Begitupun dengan menikmati kopi. Dengan kopi, kita diajak menyederhanakan rasa pahit menjadi kenikmatan. Tidak semua orang suka pahit. Namun dengan kopi, kepahitannya adalah kenikmatan esensial. Karena jika kopi kehilangan pahitnya, maka sungkan rasanya kita juluki ia koip. Ia hanya minuman "rasa kopi". Teguklah dalam kepahitan tiap jenis kopi, maka ada nikmat yang begitu sederhana.
Teguklah kepahitan dalam hidup, cerna ia dengan kesederhanaan mampu kita. Mau tak mau, kopi telah secara inklandestin mengajarkan penyederhanaan. Karena semua rasa tidak bisa dibilang manis, asam, asin, jika pahit tidak menjadi dasarnya. Suara kata "kopi" pun tidak bisa diucap "piko" atau "poki", karena kopi tetap "kopi". Ada kerumitan yang bergeser ke dalam kesederhanaan.

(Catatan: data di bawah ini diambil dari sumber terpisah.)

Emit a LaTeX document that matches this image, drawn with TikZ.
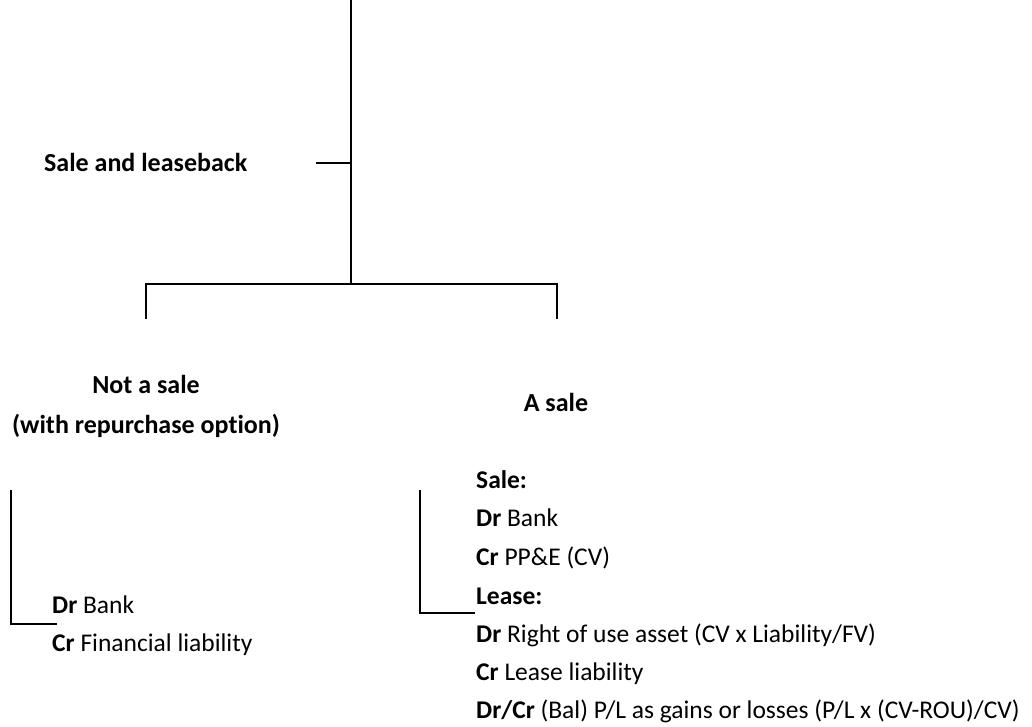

Saat aspek fonetisnya bergerak dari dalam ke arah luar. Maka aspek semiotisnya bergerak dari luar ke arah dalam. Saat kita menunjukkan solusi sederhana menghadapi pahitnya hidup. Maka pahitnya hidup pun harus kita cerna menuju kesederhanaan upaya kita dari dalam. Kopi adalah tentang menyederhanakan, hampir segala sesuatu. Karena Tuhan masih cukup rumit untuk kita cerna.
*Sembari menghabiskan secangkir kopi di ujung Oktober.